→ **GIVEN EXERCISE**
Write the material out again exactly.

((

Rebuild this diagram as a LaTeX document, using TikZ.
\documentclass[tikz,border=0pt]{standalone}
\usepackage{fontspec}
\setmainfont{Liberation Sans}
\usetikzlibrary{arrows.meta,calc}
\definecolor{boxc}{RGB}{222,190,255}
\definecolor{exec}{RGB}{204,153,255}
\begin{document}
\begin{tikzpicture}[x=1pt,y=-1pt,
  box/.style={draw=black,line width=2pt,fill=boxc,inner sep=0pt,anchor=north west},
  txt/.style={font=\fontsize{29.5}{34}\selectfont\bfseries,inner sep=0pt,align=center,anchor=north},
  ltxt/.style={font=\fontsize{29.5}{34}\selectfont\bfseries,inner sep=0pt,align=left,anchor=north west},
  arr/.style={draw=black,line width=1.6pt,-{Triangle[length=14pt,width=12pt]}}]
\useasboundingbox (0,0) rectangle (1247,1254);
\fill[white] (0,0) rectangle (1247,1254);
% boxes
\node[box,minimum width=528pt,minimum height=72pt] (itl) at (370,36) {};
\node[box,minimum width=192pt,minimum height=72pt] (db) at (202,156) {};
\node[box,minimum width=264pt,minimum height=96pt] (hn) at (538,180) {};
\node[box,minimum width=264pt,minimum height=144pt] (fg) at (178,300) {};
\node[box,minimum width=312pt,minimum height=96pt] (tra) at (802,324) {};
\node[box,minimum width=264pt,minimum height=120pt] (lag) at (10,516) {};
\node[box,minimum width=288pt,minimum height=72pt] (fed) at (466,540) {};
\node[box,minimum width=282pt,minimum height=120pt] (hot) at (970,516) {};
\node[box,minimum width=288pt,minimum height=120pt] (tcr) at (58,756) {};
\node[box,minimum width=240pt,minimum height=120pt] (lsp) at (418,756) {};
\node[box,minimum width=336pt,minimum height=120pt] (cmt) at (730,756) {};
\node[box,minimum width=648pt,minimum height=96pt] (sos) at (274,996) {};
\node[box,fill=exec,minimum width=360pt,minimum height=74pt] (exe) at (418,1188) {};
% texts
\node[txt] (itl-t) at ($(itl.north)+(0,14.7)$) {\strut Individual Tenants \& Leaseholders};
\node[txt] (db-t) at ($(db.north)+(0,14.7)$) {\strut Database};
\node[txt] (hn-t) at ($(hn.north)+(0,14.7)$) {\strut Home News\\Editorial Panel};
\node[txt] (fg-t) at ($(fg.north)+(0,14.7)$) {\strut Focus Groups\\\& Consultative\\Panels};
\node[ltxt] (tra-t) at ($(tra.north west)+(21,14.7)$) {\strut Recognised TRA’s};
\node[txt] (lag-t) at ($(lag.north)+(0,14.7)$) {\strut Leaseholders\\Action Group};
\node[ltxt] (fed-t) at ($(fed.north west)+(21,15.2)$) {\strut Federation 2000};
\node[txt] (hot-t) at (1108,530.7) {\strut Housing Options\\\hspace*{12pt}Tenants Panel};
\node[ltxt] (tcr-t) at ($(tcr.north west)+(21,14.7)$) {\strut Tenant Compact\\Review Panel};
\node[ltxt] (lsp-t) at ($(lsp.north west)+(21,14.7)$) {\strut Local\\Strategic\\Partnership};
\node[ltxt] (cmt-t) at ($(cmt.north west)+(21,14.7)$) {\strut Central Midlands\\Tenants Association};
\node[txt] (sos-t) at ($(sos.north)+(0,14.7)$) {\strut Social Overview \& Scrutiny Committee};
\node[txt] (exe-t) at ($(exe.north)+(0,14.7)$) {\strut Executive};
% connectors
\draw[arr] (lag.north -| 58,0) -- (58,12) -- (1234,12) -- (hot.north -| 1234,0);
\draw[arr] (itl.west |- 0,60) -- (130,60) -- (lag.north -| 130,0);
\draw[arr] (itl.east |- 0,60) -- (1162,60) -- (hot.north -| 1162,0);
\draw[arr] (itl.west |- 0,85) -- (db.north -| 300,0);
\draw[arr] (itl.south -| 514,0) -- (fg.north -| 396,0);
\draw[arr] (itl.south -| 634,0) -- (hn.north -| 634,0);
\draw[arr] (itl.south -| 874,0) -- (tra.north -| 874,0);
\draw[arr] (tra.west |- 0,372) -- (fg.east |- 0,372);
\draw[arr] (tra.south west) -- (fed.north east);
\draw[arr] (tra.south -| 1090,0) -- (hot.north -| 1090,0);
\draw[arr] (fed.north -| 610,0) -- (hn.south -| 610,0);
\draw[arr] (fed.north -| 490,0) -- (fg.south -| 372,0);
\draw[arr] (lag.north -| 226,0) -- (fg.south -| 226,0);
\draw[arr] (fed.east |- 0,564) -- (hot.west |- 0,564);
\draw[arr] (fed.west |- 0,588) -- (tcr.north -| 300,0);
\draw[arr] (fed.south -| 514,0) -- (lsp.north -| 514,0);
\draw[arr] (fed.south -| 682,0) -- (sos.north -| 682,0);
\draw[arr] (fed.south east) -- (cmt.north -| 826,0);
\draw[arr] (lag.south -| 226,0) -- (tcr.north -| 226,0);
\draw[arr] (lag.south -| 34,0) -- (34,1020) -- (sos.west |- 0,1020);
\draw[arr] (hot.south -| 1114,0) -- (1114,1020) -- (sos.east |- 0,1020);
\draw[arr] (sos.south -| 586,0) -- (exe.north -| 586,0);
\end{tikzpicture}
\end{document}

))

→ **ANSWER TO THIS PROBLEM**
Rebuild this diagram as a LaTeX document, using TikZ.
\documentclass[tikz,border=0pt]{standalone}
\usepackage{fontspec}
\setmainfont{Liberation Sans}
\usetikzlibrary{arrows.meta,calc}
\definecolor{boxc}{RGB}{222,190,255}
\definecolor{exec}{RGB}{204,153,255}
\begin{document}
\begin{tikzpicture}[x=1pt,y=-1pt,
  box/.style={draw=black,line width=2pt,fill=boxc,inner sep=0pt,anchor=north west},
  txt/.style={font=\fontsize{29.5}{34}\selectfont\bfseries,inner sep=0pt,align=center,anchor=north},
  ltxt/.style={font=\fontsize{29.5}{34}\selectfont\bfseries,inner sep=0pt,align=left,anchor=north west},
  arr/.style={draw=black,line width=1.6pt,-{Triangle[length=14pt,width=12pt]}}]
\useasboundingbox (0,0) rectangle (1247,1254);
\fill[white] (0,0) rectangle (1247,1254);
% boxes
\node[box,minimum width=528pt,minimum height=72pt] (itl) at (370,36) {};
\node[box,minimum width=192pt,minimum height=72pt] (db) at (202,156) {};
\node[box,minimum width=264pt,minimum height=96pt] (hn) at (538,180) {};
\node[box,minimum width=264pt,minimum height=144pt] (fg) at (178,300) {};
\node[box,minimum width=312pt,minimum height=96pt] (tra) at (802,324) {};
\node[box,minimum width=264pt,minimum height=120pt] (lag) at (10,516) {};
\node[box,minimum width=288pt,minimum height=72pt] (fed) at (466,540) {};
\node[box,minimum width=282pt,minimum height=120pt] (hot) at (970,516) {};
\node[box,minimum width=288pt,minimum height=120pt] (tcr) at (58,756) {};
\node[box,minimum width=240pt,minimum height=120pt] (lsp) at (418,756) {};
\node[box,minimum width=336pt,minimum height=120pt] (cmt) at (730,756) {};
\node[box,minimum width=648pt,minimum height=96pt] (sos) at (274,996) {};
\node[box,fill=exec,minimum width=360pt,minimum height=74pt] (exe) at (418,1188) {};
% texts
\node[txt] (itl-t) at ($(itl.north)+(0,14.7)$) {\strut Individual Tenants \& Leaseholders};
\node[txt] (db-t) at ($(db.north)+(0,14.7)$) {\strut Database};
\node[txt] (hn-t) at ($(hn.north)+(0,14.7)$) {\strut Home News\\Editorial Panel};
\node[txt] (fg-t) at ($(fg.north)+(0,14.7)$) {\strut Focus Groups\\\& Consultative\\Panels};
\node[ltxt] (tra-t) at ($(tra.north west)+(21,14.7)$) {\strut Recognised TRA’s};
\node[txt] (lag-t) at ($(lag.north)+(0,14.7)$) {\strut Leaseholders\\Action Group};
\node[ltxt] (fed-t) at ($(fed.north west)+(21,15.2)$) {\strut Federation 2000};
\node[txt] (hot-t) at (1108,530.7) {\strut Housing Options\\\hspace*{12pt}Tenants Panel};
\node[ltxt] (tcr-t) at ($(tcr.north west)+(21,14.7)$) {\strut Tenant Compact\\Review Panel};
\node[ltxt] (lsp-t) at ($(lsp.north west)+(21,14.7)$) {\strut Local\\Strategic\\Partnership};
\node[ltxt] (cmt-t) at ($(cmt.north west)+(21,14.7)$) {\strut Central Midlands\\Tenants Association};
\node[txt] (sos-t) at ($(sos.north)+(0,14.7)$) {\strut Social Overview \& Scrutiny Committee};
\node[txt] (exe-t) at ($(exe.north)+(0,14.7)$) {\strut Executive};
% connectors
\draw[arr] (lag.north -| 58,0) -- (58,12) -- (1234,12) -- (hot.north -| 1234,0);
\draw[arr] (itl.west |- 0,60) -- (130,60) -- (lag.north -| 130,0);
\draw[arr] (itl.east |- 0,60) -- (1162,60) -- (hot.north -| 1162,0);
\draw[arr] (itl.west |- 0,85) -- (db.north -| 300,0);
\draw[arr] (itl.south -| 514,0) -- (fg.north -| 396,0);
\draw[arr] (itl.south -| 634,0) -- (hn.north -| 634,0);
\draw[arr] (itl.south -| 874,0) -- (tra.north -| 874,0);
\draw[arr] (tra.west |- 0,372) -- (fg.east |- 0,372);
\draw[arr] (tra.south west) -- (fed.north east);
\draw[arr] (tra.south -| 1090,0) -- (hot.north -| 1090,0);
\draw[arr] (fed.north -| 610,0) -- (hn.south -| 610,0);
\draw[arr] (fed.north -| 490,0) -- (fg.south -| 372,0);
\draw[arr] (lag.north -| 226,0) -- (fg.south -| 226,0);
\draw[arr] (fed.east |- 0,564) -- (hot.west |- 0,564);
\draw[arr] (fed.west |- 0,588) -- (tcr.north -| 300,0);
\draw[arr] (fed.south -| 514,0) -- (lsp.north -| 514,0);
\draw[arr] (fed.south -| 682,0) -- (sos.north -| 682,0);
\draw[arr] (fed.south east) -- (cmt.north -| 826,0);
\draw[arr] (lag.south -| 226,0) -- (tcr.north -| 226,0);
\draw[arr] (lag.south -| 34,0) -- (34,1020) -- (sos.west |- 0,1020);
\draw[arr] (hot.south -| 1114,0) -- (1114,1020) -- (sos.east |- 0,1020);
\draw[arr] (sos.south -| 586,0) -- (exe.north -| 586,0);
\end{tikzpicture}
\end{document}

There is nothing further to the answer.